Ken Saro-Wiwa
Photograph by Tim Lambon, 1995
Courtesy Tim Lambon/Greenpeace
His was a voice—for environmental justice, and for the Ogoni peoples—that could not be stopped.
Ken Saro-Wiwa
1941–1995, b. Bori, Nigeria
Worked in Port Harcourt, Nigeria
The writer cannot be a mere storyteller; he cannot be a mere teacher; he cannot merely X-ray society’s weaknesses, its ills, its perils. He or she must be actively involved shaping its present and its future.
—Ken Saro-Wiwa
I am more dangerous dead.
—Ken Saro-Wiwa
• Alternately a writer, television producer, professor, and civil servant, Saro-Wiwa turned to activism as global oil companies’ environmental damage to Ogoniland grew.
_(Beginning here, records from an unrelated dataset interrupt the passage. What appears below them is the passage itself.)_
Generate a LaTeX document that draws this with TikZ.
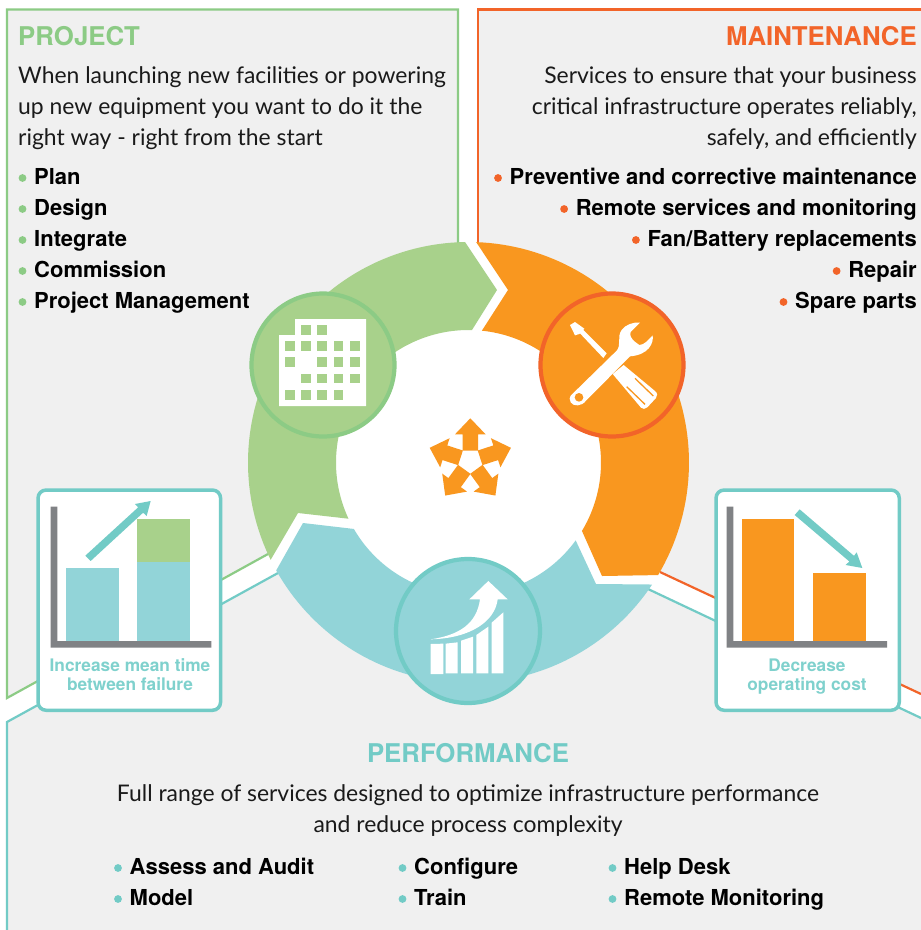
\documentclass[tikz,border=0pt]{standalone}
\usepackage{fontspec}
\setmainfont{Lato}
\newfontfamily\hb{TeX Gyre Heros}
\definecolor{panel}{HTML}{F0F0F0}
\definecolor{grn}{HTML}{A8D18B}
\definecolor{grnl}{HTML}{8CCB85}
\definecolor{org}{HTML}{F9971F}
\definecolor{orgl}{HTML}{F26429}
\definecolor{tea}{HTML}{92D4D8}
\definecolor{teal2}{HTML}{72CBC6}
\definecolor{cardink}{HTML}{7FD1CD}
\definecolor{axisg}{HTML}{808285}
\definecolor{ink}{HTML}{1A1A1A}
\newcommand\cx{468.5}
\newcommand\cy{462.5}
\newcommand\ro{220.5}
\newcommand\ri{132.5}
\tikzset{
  panelfill/.style={fill=panel,draw=none},
  heading/.style={inner sep=0pt,font=\fontsize{25.8}{26}\hb\bfseries},
  bodytext/.style={inner sep=0pt,text=ink,font=\fontsize{22.9}{26}\selectfont},
  bullettext/.style={inner sep=0pt,text=black,font=\fontsize{22}{26}\hb\bfseries},
  cardtext/.style={inner sep=0pt,text=cardink,font=\fontsize{17.3}{20}\hb\bfseries},
  card/.style={fill=white,draw=teal2,line width=3.5pt,rounded corners=8pt},
  ringicon/.style={line width=4.2pt},
  zoomA/.style={x=0.33333pt,y=-0.33333pt},
}
\newcommand\bulleted[6]{%
  \node[bullettext,anchor=#3] (#1) at (#4,#5) {#6};
  \fill[#2] ([shift={(-11.5,-6.5)}]#1.base west) circle (3.9);
}
\begin{document}
\begin{tikzpicture}[x=1pt,y=-1pt]
\useasboundingbox (0,0) rectangle (921,930);
\fill[white] (0,0) rectangle (921,930);
% panels
\path[panelfill] (7,698) -- (7,9.5) -- (458,9.5) -- (458,260) -- (300,500) -- (268,554) -- cycle;
\path[panelfill] (478,9.5) -- (921,9.5) -- (921,694) -- (660,572) -- (640,560) -- (640,400) -- (500,270) -- (478,243) -- cycle;
\path[panelfill] (7,930) -- (7,722) -- (278,573) -- (400,640) -- (600,620) -- (648,589) -- (921,718) -- (921,930) -- cycle;
\draw[grnl,line width=2.2pt] (268,554) -- (7,698) -- (7,9.5) -- (458,9.5) -- (458,244);
\draw[orgl,line width=2.2pt] (478,244) -- (478,9.5) -- (921,9.5);
\draw[orgl,line width=2.2pt] (660,572) -- (921,694);
\draw[teal2,line width=2.2pt] (7,930) -- (7,722) -- (278,573);
\draw[teal2,line width=2.2pt] (648,589) -- (921,718);
% ring
\fill[white] (\cx,\cy) circle (\ri+4);
\fill[grn] plot[domain=153.8:269.1,samples=70] ({\cx+\ro*cos(\x)},{\cy+\ro*sin(\x)}) -- (497,290) -- plot[domain=271.5:154.9,samples=70] ({\cx+\ri*cos(\x)},{\cy+\ri*sin(\x)}) -- (298,513) -- cycle;
\fill[org] plot[domain=-88:30.7,samples=70] ({\cx+\ro*cos(\x)},{\cy+\ro*sin(\x)}) -- (602,576) -- plot[domain=31.1:-84.2,samples=70] ({\cx+\ri*cos(\x)},{\cy+\ri*sin(\x)}) -- (508,290) -- cycle;
\fill[tea] plot[domain=33.6:150.7,samples=70] ({\cx+\ro*cos(\x)},{\cy+\ro*sin(\x)}) -- (303,523) -- plot[domain=149.9:36,samples=70] ({\cx+\ri*cos(\x)},{\cy+\ri*sin(\x)}) -- (596,584) -- cycle;
% circles
\node[circle,minimum size=143pt,fill=grn,draw=grnl,ringicon,inner sep=0pt] (cproject) at (323,365) {};
\node[circle,minimum size=143pt,fill=org,draw=orgl,ringicon,inner sep=0pt] (cmaint) at (612,365) {};
\node[circle,minimum size=144pt,fill=tea,draw=teal2,ringicon,inner sep=0pt] (cperf) at (468,631) {};
% building icon
\fill[white] (279,335) -- (295,335) -- (295,319) -- (366,319) -- (366,406) -- (279,406) -- cycle;
\foreach \c/\r in {1/0,2/0, 0/1,1/1,2/1,3/1,4/1, 0/2,2/2,3/2,4/2, 1/3,2/3,3/3,4/3, 0/4,1/4,2/4,3/4}
  \fill[grn] ({285+16.2*\c},{325+16.2*\r}) rectangle ++(9.8,9.8);
% tools icon
\begin{scope}[shift={(440,230)},zoomA]
\fill[white] (390,285) -- (405,276) -- (433,296) -- (418,312) -- (405,316) -- cycle;
\fill[white] (418,308) -- (428,298) -- (500,370) -- (490,384) -- cycle;
\fill[white] (551,405) -- (645,483) .. controls (653,490) and (653,497) .. (648,504) -- (622,532) .. controls (615,538) and (608,538) .. (603,533) -- (518,432) -- cycle;
\draw[org,line width=1.3pt] (585,445) -- (640,498);
\draw[org,line width=1.3pt] (560,470) -- (615,523);
\fill[white] (392,497) -- (530,362) .. controls (545,345) and (530,320) .. (545,300) .. controls (555,285) and (580,275) .. (600,278) -- (572,306) .. controls (568,318) and (575,325) .. (582,333) -- (598,345) .. controls (612,345) and (625,330) .. (638,316) .. controls (642,340) and (625,375) .. (570,379) -- (438,512) .. controls (425,530) and (400,530) .. (392,517) .. controls (388,508) and (388,502) .. (392,497) -- cycle;
\fill[org] (417,502) circle (13);
\end{scope}
% growth icon
\begin{scope}[shift={(380,400)},zoomA]
\fill[white] (152,732) -- (190,731) -- (190,822) -- (152,822) -- cycle;
\fill[white] (197,731) -- (233,727) -- (233,820) -- (197,820) -- cycle;
\fill[white] (243,722) -- (279,710) -- (279,820) -- (243,820) -- cycle;
\fill[white] (289,705) -- (325,680) -- (325,820) -- (289,820) -- cycle;
\fill[white] (335,668) -- (370,637) -- (370,820) -- (335,820) -- cycle;
\fill[white] (325,543) -- (383,598) -- (353,598) .. controls (345,665) and (270,715) .. (152,718) .. controls (240,705) and (290,670) .. (300,598) -- (268,598) -- cycle;
\end{scope}
% star of arrows
\foreach \a in {0,72,144,216,288}
  \fill[org,shift={(470.3,461)},rotate=\a] (0,-42.7) -- (15.3,-26.7) -- (7.7,-26.7) -- (7.7,-10.3) -- (-7.7,-10.3) -- (-7.7,-26.7) -- (-15.3,-26.7) -- cycle;
% left card
\node[card,anchor=north west,minimum width=182.5pt,minimum height=220.2pt,inner sep=0pt] (cardup) at (36.3,488.3) {};
\fill[tea] (66,568) rectangle (119,641);
\fill[tea] (137,562) rectangle (190,641);
\fill[grn] (137,519) rectangle (190,562);
\fill[axisg] (50.7,506.7) -- (57.3,506.7) -- (57.3,641) -- (211.3,641) -- (211.3,647.7) -- (50.7,647.7) -- cycle;
\begin{scope}[zoomA,shift={(0,1440)}]
\fill[teal2] (256,227) -- (414.6,81.9) -- (405,72) -- (452,63) -- (440,108) -- (429.4,98.1) -- (272,243) -- cycle;
\end{scope}
\node[cardtext,anchor=base] (uplabel1) at (130,671.7) {Increase mean time};
\node[cardtext,anchor=base] (uplabel2) at (130,690.7) {between failure};
% right card
\node[card,anchor=north west,minimum width=183.2pt,minimum height=220.2pt,inner sep=0pt] (carddown) at (714.3,488.3) {};
\fill[org] (742,519.3) rectangle (794.3,641);
\fill[org] (813,573) rectangle (866,641);
\fill[axisg] (726.7,506.7) -- (733.3,506.7) -- (733.3,641) -- (887,641) -- (887,647.7) -- (726.7,647.7) -- cycle;
\begin{scope}[shift={(640,480)},zoomA]
\fill[teal2] (464,105) -- (479,88) -- (642,227.6) -- (650,217) -- (667,264) -- (617,255) -- (628,244.4) -- cycle;
\end{scope}
\node[cardtext,anchor=base] (downlabel1) at (807,671.7) {Decrease};
\node[cardtext,anchor=base] (downlabel2) at (807,690.7) {operating cost};
% project text
\node[heading,text=grnl,anchor=base west] (projecthead) at (18,45) {PROJECT};
\node[bodytext,anchor=base west] (pb1) at (18,83) {When launching new facilities or powering};
\node[bodytext,anchor=base west] (pb2) at (18,114) {up new equipment you want to do it the};
\node[bodytext,anchor=base west] (pb3) at (18,145) {right way - right from the start};
\bulleted{pi1}{grnl}{base west}{34}{184.5}{Plan}
\bulleted{pi2}{grnl}{base west}{34}{215.5}{Design}
\bulleted{pi3}{grnl}{base west}{34}{246.5}{Integrate}
\bulleted{pi4}{grnl}{base west}{34}{277.5}{Commission}
\bulleted{pi5}{grnl}{base west}{34}{308.5}{Project Management}
% maintenance text
\node[heading,text=orgl,anchor=base east] (mainthead) at (917,45) {MAINTENANCE};
\node[bodytext,anchor=base east] (mb1) at (917,83) {Services to ensure that your business};
\node[bodytext,anchor=base east] (mb2) at (917,114) {critical infrastructure operates reliably,};
\node[bodytext,anchor=base east] (mb3) at (917,145) {safely, and efficiently};
\bulleted{mi1}{orgl}{base east}{917}{184.5}{Preventive and corrective maintenance}
\bulleted{mi2}{orgl}{base east}{917}{215.5}{Remote services and monitoring}
\bulleted{mi3}{orgl}{base east}{917}{246.5}{Fan/Battery replacements}
\bulleted{mi4}{orgl}{base east}{917}{277.5}{Repair}
\bulleted{mi5}{orgl}{base east}{917}{308.5}{Spare parts}
% performance text
\node[heading,text=teal2,anchor=base] (perfhead) at (468,762) {PERFORMANCE};
\node[bodytext,anchor=base] (fb1) at (468,801) {Full range of services designed to optimize infrastructure performance};
\node[bodytext,anchor=base] (fb2) at (468,832) {and reduce process complexity};
\bulleted{fi1}{teal2}{base west}{129.5}{874.5}{Assess and Audit}
\bulleted{fi2}{teal2}{base west}{129.5}{905.5}{Model}
\bulleted{fi3}{teal2}{base west}{414}{874.5}{Configure}
\bulleted{fi4}{teal2}{base west}{414}{905.5}{Train}
\bulleted{fi5}{teal2}{base west}{624}{874.5}{Help Desk}
\bulleted{fi6}{teal2}{base west}{624}{905.5}{Remote Monitoring}
\end{tikzpicture}
\end{document}
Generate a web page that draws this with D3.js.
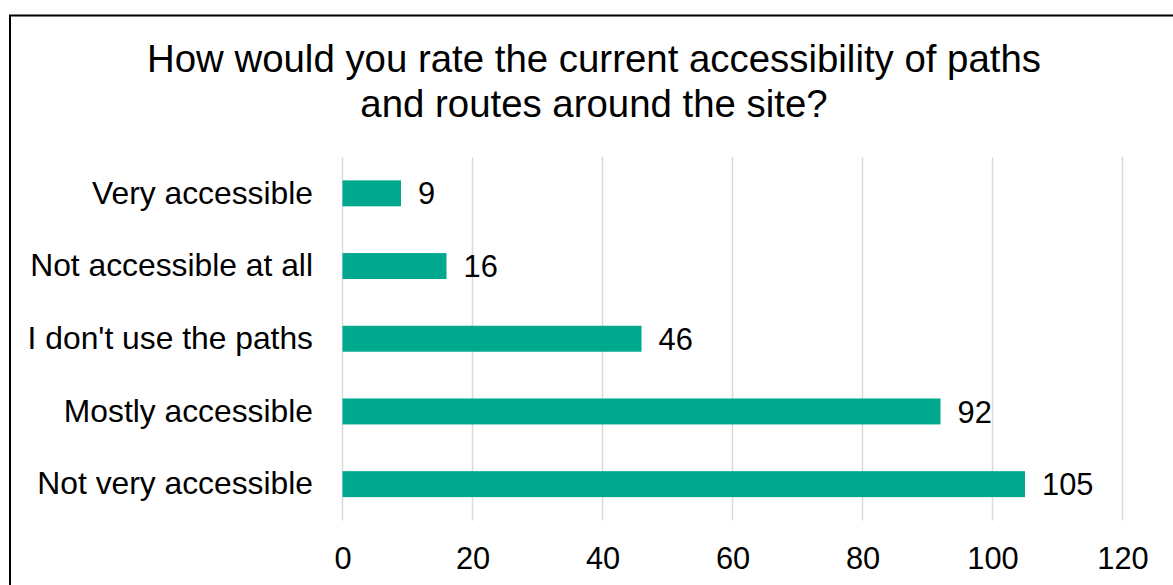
<!DOCTYPE html>
<html>
<head>
<meta charset="utf-8">
<script src="https://cdn.jsdelivr.net/npm/d3@7"></script>
<style>
  html, body { margin: 0; padding: 0; background: #fff; }
  svg { display: block; font-family: "Liberation Sans", Arial, sans-serif; }
</style>
</head>
<body>
<svg id="chart" width="1173" height="585"></svg>
<script>
const titleLines = ["How would you rate the current accessibility of paths", "and routes around the site?"];
const categories = ["Very accessible", "Not accessible at all", "I don't use the paths", "Mostly accessible", "Not very accessible"];
const values = [9, 16, 46, 92, 105];
const tickValues = [0, 20, 40, 60, 80, 100, 120];

const svg = d3.select("#chart");
const W = 1173, H = 585;
const plot = { left: 342.5, right: 1122.5, top: 157, bottom: 520.5 };
const barColor = "#00A88E";

svg.append("rect").attr("width", W).attr("height", H).attr("fill", "#fff");

// outer border (extends beyond right and bottom edges)
svg.append("rect")
  .attr("x", 10).attr("y", 15.5)
  .attr("width", 1300).attr("height", 800)
  .attr("fill", "none").attr("stroke", "#000").attr("stroke-width", 2);

// title
svg.append("g").selectAll("text").data(titleLines).join("text")
  .attr("x", 594).attr("y", (d, i) => 72 + i * 45)
  .attr("text-anchor", "middle")
  .attr("font-size", 38.4).attr("fill", "#000")
  .text(d => d);

const x = d3.scaleLinear().domain([0, 120]).range([plot.left, plot.right]);
const y = d3.scaleBand().domain(categories).range([plot.top, plot.bottom])
  .paddingInner(0.643).paddingOuter(0.3215);

// gridlines
svg.append("g").selectAll("line").data(tickValues).join("line")
  .attr("x1", d => x(d)).attr("x2", d => x(d))
  .attr("y1", plot.top).attr("y2", plot.bottom)
  .attr("stroke", "#d9d9d9").attr("stroke-width", 1.5);

// bars
svg.append("g").selectAll("rect").data(values).join("rect")
  .attr("x", x(0))
  .attr("y", (d, i) => y(categories[i]))
  .attr("width", d => x(d) - x(0))
  .attr("height", y.bandwidth())
  .attr("fill", barColor);

// data labels
svg.append("g").selectAll("text").data(values).join("text")
  .attr("x", d => x(d) + 17)
  .attr("y", (d, i) => y(categories[i]) + y.bandwidth() / 2)
  .attr("dy", "0.36em")
  .attr("font-size", 30.8).attr("fill", "#000")
  .text(d => d);

// category axis labels
const yAxis = d3.axisLeft(y).tickSize(0).tickPadding(29.5);
const gy = svg.append("g").attr("transform", `translate(${plot.left},0)`).call(yAxis);
gy.select(".domain").remove();
gy.selectAll("text").attr("font-size", 31.8).attr("fill", "#000")
  .attr("font-family", '"Liberation Sans", Arial, sans-serif');

// x axis
const xAxis = d3.axisBottom(x).tickValues(tickValues).tickSize(0).tickPadding(0);
const gx = svg.append("g").attr("transform", `translate(0,${plot.bottom})`).call(xAxis);
gx.select(".domain").remove();
gx.selectAll("text").attr("font-size", 30.8).attr("fill", "#000")
  .attr("dy", null).attr("y", 48.5)
  .attr("font-family", '"Liberation Sans", Arial, sans-serif');
</script>
</body>
</html>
• Saro-Wiwa helped found the Movement for the Survival of the Ogoni People (MOSOP) to bring global attention to the destruction of the Niger Delta—still one of the earth’s most polluted places.
• Saro-Wiwa and eight other Ogoni leaders were summarily arrested and executed in 1995 by the military dictator ruling Nigeria at the time.
• As a martyr, Saro-Wiwa’s voice grew exponentially. Nigeria was suspended from the Commonwealth of Nations until the return of democracy.